--- begin Items ---

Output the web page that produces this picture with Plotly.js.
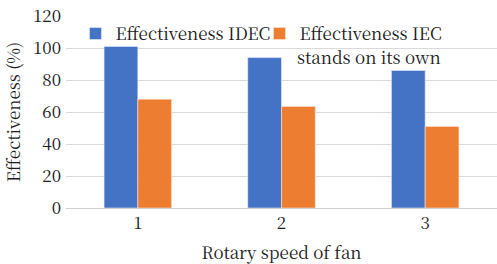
<!DOCTYPE html>
<html>
<head>
<meta charset="utf-8">
<script src="https://cdn.plot.ly/plotly-3.0.1.min.js"></script>
<style>html,body{margin:0;padding:0;background:#fff;}#chart{width:497px;height:264px;}</style>
</head>
<body>
<div id="chart"></div>
<script>
const categories = ["1", "2", "3"];
const idecValues = [101, 94, 86];
const iecValues = [68, 63.5, 51];
const seriesNames = ["Effectiveness IDEC", "Effectiveness IEC"];
const seriesNameContinuation = "stands on its own";
const yTicks = [0, 20, 40, 60, 80, 100, 120];

const font = "Noto Serif CJK SC, DejaVu Serif, serif";
const txt = "#1a1a1a";
const traces = [
  {type: "bar", x: categories, y: idecValues, name: seriesNames[0], legendwidth: 139,
   marker: {color: "#4472C4", line: {color: "#e8eef8", width: 0.6}}},
  {type: "bar", x: categories, y: iecValues, name: seriesNames[1],
   marker: {color: "#ED7D31", line: {color: "#fbe5d6", width: 0.6}}}
];
const layout = {
  width: 497, height: 264,
  margin: {l: 66, r: 0, t: 16, b: 56},
  paper_bgcolor: "#ffffff", plot_bgcolor: "#ffffff",
  font: {family: font, size: 17, color: txt},
  barmode: "group", bargap: 0.53, bargroupgap: 0,
  showlegend: true,
  legend: {orientation: "h", x: 0.022, y: 1.0, xanchor: "left", yanchor: "top",
           bgcolor: "rgba(0,0,0,0)", font: {family: font, size: 17, color: txt},
           itemwidth: 30, tracegroupgap: 0},
  annotations: [{text: seriesNameContinuation, xref: "paper", yref: "paper",
                 x: 0.531, y: 0.79, xanchor: "left", yanchor: "middle", showarrow: false,
                 font: {family: font, size: 17, color: txt}}],
  xaxis: {type: "category", showgrid: false, showline: false, ticks: "",
          tickfont: {family: font, size: 17, color: txt}, ticklabelstandoff: 3,
          title: {text: "Rotary speed of fan", font: {family: font, size: 17, color: txt}, standoff: 21}},
  yaxis: {range: [0, 120], tickvals: yTicks, showgrid: true, gridcolor: "#d9d9d9", gridwidth: 1,
          zeroline: true, zerolinecolor: "#d0d0d0", zerolinewidth: 1, showline: false, ticks: "",
          tickfont: {family: font, size: 17, color: txt}, ticklabelstandoff: 4,
          title: {text: "Effectiveness (%)", font: {family: font, size: 17, color: txt}, standoff: 8}}
};
Plotly.newPlot("chart", traces, layout, {displayModeBar: false, staticPlot: true});
</script>
</body>
</html>
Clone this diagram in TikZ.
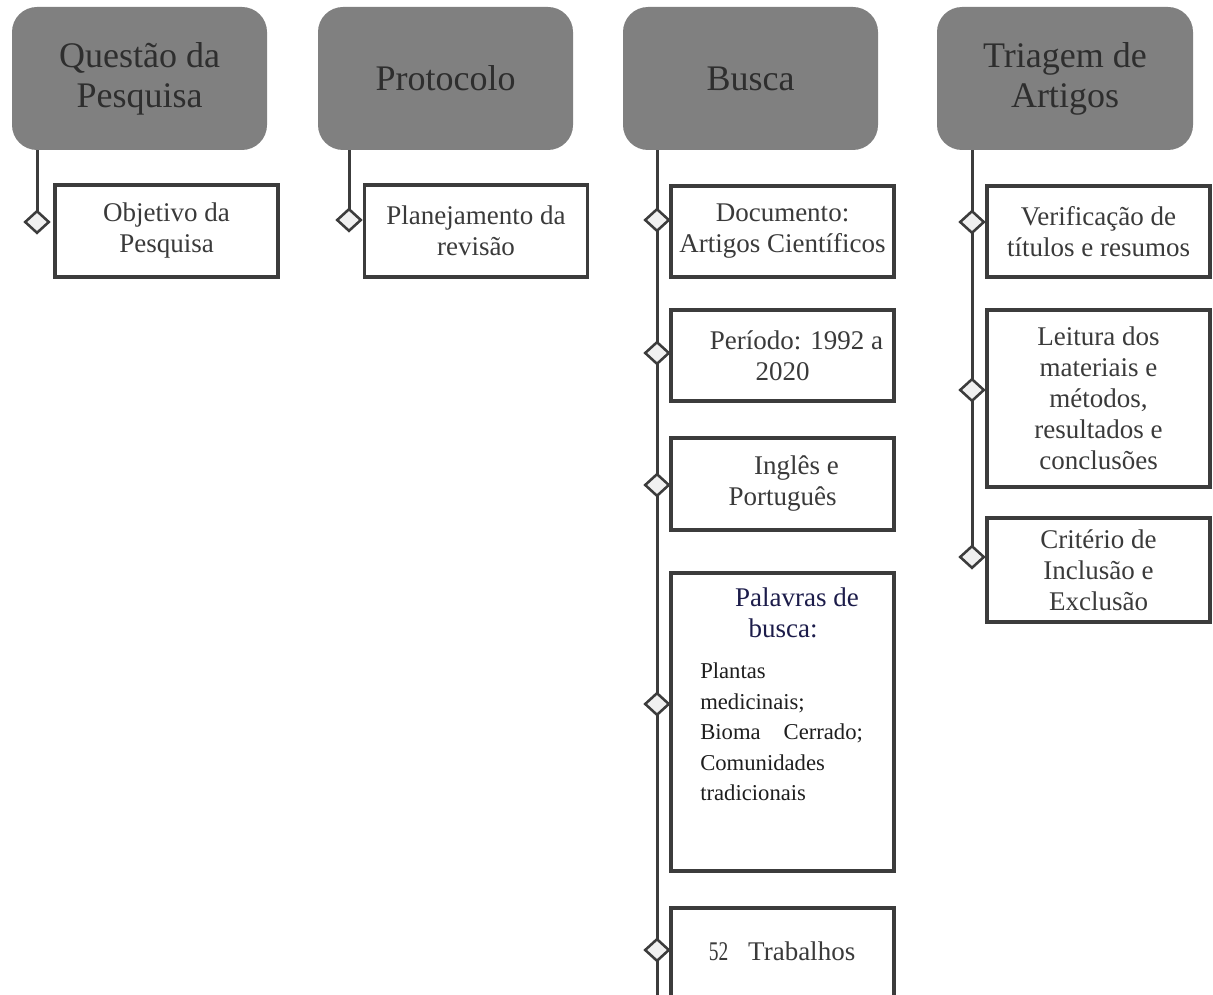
\documentclass[tikz,border=0pt]{standalone}
\usepackage{fontspec}
\usepackage{graphicx}
\setmainfont{Liberation Serif}
\usetikzlibrary{shapes.geometric,backgrounds}
\definecolor{hdrfill}{HTML}{808080}
\definecolor{hdrtext}{HTML}{2E2E2E}
\definecolor{linec}{HTML}{3C3C3C}
\definecolor{boxtext}{HTML}{3A3A3A}
\definecolor{kwnavy}{HTML}{1C1C4A}
\definecolor{kwtext}{HTML}{1E1E1E}
\definecolor{dfill}{HTML}{F0F0F0}
\begin{document}
\begin{tikzpicture}[x=0.75pt,y=-0.75pt,
  header/.style={rectangle, rounded corners=18.75pt, fill=hdrfill, draw=none,
    text=hdrtext, align=center, font=\fontsize{27}{30}\selectfont,
    minimum width=191.25pt, minimum height=107.25pt, inner sep=0pt},
  childbox/.style={rectangle, draw=linec, line width=2.3pt, fill=white,
    text=boxtext, align=center, font=\fontsize{20.25}{23.25}\selectfont,
    inner sep=0pt, minimum width=167.25pt},
  conn/.style={draw=linec, line width=2.25pt},
  diam/.style={diamond, draw=linec, fill=dfill, line width=1.9pt,
    minimum width=18.5pt, minimum height=17pt, inner sep=0pt},
  plaintext/.style={inner sep=0pt, font=\fontsize{20.25}{23.25}\selectfont}
]
\useasboundingbox (0,0) rectangle (1213,995);
\clip (0,0) rectangle (1213,995);

% headers
\node[header] (h1) at (139.5,78.5) {Questão da\\Pesquisa};
\node[header] (h2) at (445.5,78.5) {Protocolo};
\node[header] (h3) at (750.5,78.5) {Busca};
\node[header,minimum width=192pt] (h4) at (1065,78.5) {Triagem de\\Artigos};

% column 1 and 2
\node[childbox,minimum height=69pt] (c1) at (166.5,231) {Objetivo da\\Pesquisa};
\node[childbox,minimum height=69pt] (c2) at (476,231) {Planejamento da\\revisão};

% column 3
\node[childbox,minimum height=68.25pt] (b1) at (782.5,231.5) {Documento:\\Artigos Científicos};
\node[childbox,minimum height=68.25pt] (b2) at (782.5,355.5) {\hspace*{21pt}Período: 1992 a\\2020};
\node[childbox,minimum height=69pt] (b3) at (782.5,484) {\hspace*{21pt}Inglês e\\Português};
\node[childbox,minimum height=223.5pt] (b4) at (782.5,722) {};
\node[plaintext,text=kwnavy,align=center] (b4t) at (783,613) {\hspace*{21pt}Palavras de\\busca:};
\node[inner sep=0pt,anchor=north west,align=left,text width=123pt,text=kwtext,
  font=\fontsize{17}{22.9}\selectfont] (b4k) at (700,662.5)
  {Plantas\\medicinais;\\\makebox[122pt][l]{Bioma\hfill Cerrado;}\\Comunidades\\tradicionais};
\node[childbox,minimum height=76.5pt] (b5) at (782.5,959) {};
\node[plaintext,text=boxtext] (b5t) at (782,951) {\scalebox{0.72}[1]{52}\hspace{15pt}Trabalhos};

% column 4
\node[childbox,minimum height=68.25pt] (t1) at (1098.5,231.5) {Verificação de\\títulos e resumos};
\node[childbox,minimum height=132.75pt] (t2) at (1098.5,398.5) {Leitura dos\\materiais e\\métodos,\\resultados e\\conclusões};
\node[childbox,minimum height=78pt] (t3) at (1098.5,570) {Critério de\\Inclusão e\\Exclusão};

% diamonds
\node[diam] (d1) at (37,222) {};
\node[diam] (d2) at (349,220) {};
\node[diam] (e1) at (657,220) {};
\node[diam] (e2) at (657,353) {};
\node[diam] (e3) at (657,485) {};
\node[diam] (e4) at (657,704) {};
\node[diam] (e5) at (657,950) {};
\node[diam] (f1) at (972,222) {};
\node[diam] (f2) at (972,390) {};
\node[diam] (f3) at (972,557) {};
\coordinate (e6) at (657,1000);

% connectors
\begin{scope}[on background layer]
\draw[conn] (d1 |- h1.south) -- (d1.center);
\draw[conn] (d2 |- h2.south) -- (d2.center);
\draw[conn] (e1 |- h3.south) -- (e6);
\draw[conn] (f1 |- h4.south) -- (f3.center);
\end{scope}
\end{tikzpicture}
\end{document}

--- end Items ---

Output every entry word for word, but omit the pictures.

Output the web page that produces this picture with Plotly.js.
<!DOCTYPE html>
<html>
<head>
<meta charset="utf-8">
<script src="https://cdn.plot.ly/plotly-3.0.1.min.js"></script>
<style>html,body{margin:0;padding:0;background:#fff;}#chart{width:497px;height:264px;}</style>
</head>
<body>
<div id="chart"></div>
<script>
const categories = ["1", "2", "3"];
const idecValues = [101, 94, 86];
const iecValues = [68, 63.5, 51];
const seriesNames = ["Effectiveness IDEC", "Effectiveness IEC"];
const seriesNameContinuation = "stands on its own";
const yTicks = [0, 20, 40, 60, 80, 100, 120];

const font = "Noto Serif CJK SC, DejaVu Serif, serif";
const txt = "#1a1a1a";
const traces = [
  {type: "bar", x: categories, y: idecValues, name: seriesNames[0], legendwidth: 139,
   marker: {color: "#4472C4", line: {color: "#e8eef8", width: 0.6}}},
  {type: "bar", x: categories, y: iecValues, name: seriesNames[1],
   marker: {color: "#ED7D31", line: {color: "#fbe5d6", width: 0.6}}}
];
const layout = {
  width: 497, height: 264,
  margin: {l: 66, r: 0, t: 16, b: 56},
  paper_bgcolor: "#ffffff", plot_bgcolor: "#ffffff",
  font: {family: font, size: 17, color: txt},
  barmode: "group", bargap: 0.53, bargroupgap: 0,
  showlegend: true,
  legend: {orientation: "h", x: 0.022, y: 1.0, xanchor: "left", yanchor: "top",
           bgcolor: "rgba(0,0,0,0)", font: {family: font, size: 17, color: txt},
           itemwidth: 30, tracegroupgap: 0},
  annotations: [{text: seriesNameContinuation, xref: "paper", yref: "paper",
                 x: 0.531, y: 0.79, xanchor: "left", yanchor: "middle", showarrow: false,
                 font: {family: font, size: 17, color: txt}}],
  xaxis: {type: "category", showgrid: false, showline: false, ticks: "",
          tickfont: {family: font, size: 17, color: txt}, ticklabelstandoff: 3,
          title: {text: "Rotary speed of fan", font: {family: font, size: 17, color: txt}, standoff: 21}},
  yaxis: {range: [0, 120], tickvals: yTicks, showgrid: true, gridcolor: "#d9d9d9", gridwidth: 1,
          zeroline: true, zerolinecolor: "#d0d0d0", zerolinewidth: 1, showline: false, ticks: "",
          tickfont: {family: font, size: 17, color: txt}, ticklabelstandoff: 4,
          title: {text: "Effectiveness (%)", font: {family: font, size: 17, color: txt}, standoff: 8}}
};
Plotly.newPlot("chart", traces, layout, {displayModeBar: false, staticPlot: true});
</script>
</body>
</html>
Clone this diagram in TikZ.
\documentclass[tikz,border=0pt]{standalone}
\usepackage{fontspec}
\usepackage{graphicx}
\setmainfont{Liberation Serif}
\usetikzlibrary{shapes.geometric,backgrounds}
\definecolor{hdrfill}{HTML}{808080}
\definecolor{hdrtext}{HTML}{2E2E2E}
\definecolor{linec}{HTML}{3C3C3C}
\definecolor{boxtext}{HTML}{3A3A3A}
\definecolor{kwnavy}{HTML}{1C1C4A}
\definecolor{kwtext}{HTML}{1E1E1E}
\definecolor{dfill}{HTML}{F0F0F0}
\begin{document}
\begin{tikzpicture}[x=0.75pt,y=-0.75pt,
  header/.style={rectangle, rounded corners=18.75pt, fill=hdrfill, draw=none,
    text=hdrtext, align=center, font=\fontsize{27}{30}\selectfont,
    minimum width=191.25pt, minimum height=107.25pt, inner sep=0pt},
  childbox/.style={rectangle, draw=linec, line width=2.3pt, fill=white,
    text=boxtext, align=center, font=\fontsize{20.25}{23.25}\selectfont,
    inner sep=0pt, minimum width=167.25pt},
  conn/.style={draw=linec, line width=2.25pt},
  diam/.style={diamond, draw=linec, fill=dfill, line width=1.9pt,
    minimum width=18.5pt, minimum height=17pt, inner sep=0pt},
  plaintext/.style={inner sep=0pt, font=\fontsize{20.25}{23.25}\selectfont}
]
\useasboundingbox (0,0) rectangle (1213,995);
\clip (0,0) rectangle (1213,995);

% headers
\node[header] (h1) at (139.5,78.5) {Questão da\\Pesquisa};
\node[header] (h2) at (445.5,78.5) {Protocolo};
\node[header] (h3) at (750.5,78.5) {Busca};
\node[header,minimum width=192pt] (h4) at (1065,78.5) {Triagem de\\Artigos};

% column 1 and 2
\node[childbox,minimum height=69pt] (c1) at (166.5,231) {Objetivo da\\Pesquisa};
\node[childbox,minimum height=69pt] (c2) at (476,231) {Planejamento da\\revisão};

% column 3
\node[childbox,minimum height=68.25pt] (b1) at (782.5,231.5) {Documento:\\Artigos Científicos};
\node[childbox,minimum height=68.25pt] (b2) at (782.5,355.5) {\hspace*{21pt}Período: 1992 a\\2020};
\node[childbox,minimum height=69pt] (b3) at (782.5,484) {\hspace*{21pt}Inglês e\\Português};
\node[childbox,minimum height=223.5pt] (b4) at (782.5,722) {};
\node[plaintext,text=kwnavy,align=center] (b4t) at (783,613) {\hspace*{21pt}Palavras de\\busca:};
\node[inner sep=0pt,anchor=north west,align=left,text width=123pt,text=kwtext,
  font=\fontsize{17}{22.9}\selectfont] (b4k) at (700,662.5)
  {Plantas\\medicinais;\\\makebox[122pt][l]{Bioma\hfill Cerrado;}\\Comunidades\\tradicionais};
\node[childbox,minimum height=76.5pt] (b5) at (782.5,959) {};
\node[plaintext,text=boxtext] (b5t) at (782,951) {\scalebox{0.72}[1]{52}\hspace{15pt}Trabalhos};

% column 4
\node[childbox,minimum height=68.25pt] (t1) at (1098.5,231.5) {Verificação de\\títulos e resumos};
\node[childbox,minimum height=132.75pt] (t2) at (1098.5,398.5) {Leitura dos\\materiais e\\métodos,\\resultados e\\conclusões};
\node[childbox,minimum height=78pt] (t3) at (1098.5,570) {Critério de\\Inclusão e\\Exclusão};

% diamonds
\node[diam] (d1) at (37,222) {};
\node[diam] (d2) at (349,220) {};
\node[diam] (e1) at (657,220) {};
\node[diam] (e2) at (657,353) {};
\node[diam] (e3) at (657,485) {};
\node[diam] (e4) at (657,704) {};
\node[diam] (e5) at (657,950) {};
\node[diam] (f1) at (972,222) {};
\node[diam] (f2) at (972,390) {};
\node[diam] (f3) at (972,557) {};
\coordinate (e6) at (657,1000);

% connectors
\begin{scope}[on background layer]
\draw[conn] (d1 |- h1.south) -- (d1.center);
\draw[conn] (d2 |- h2.south) -- (d2.center);
\draw[conn] (e1 |- h3.south) -- (e6);
\draw[conn] (f1 |- h4.south) -- (f3.center);
\end{scope}
\end{tikzpicture}
\end{document}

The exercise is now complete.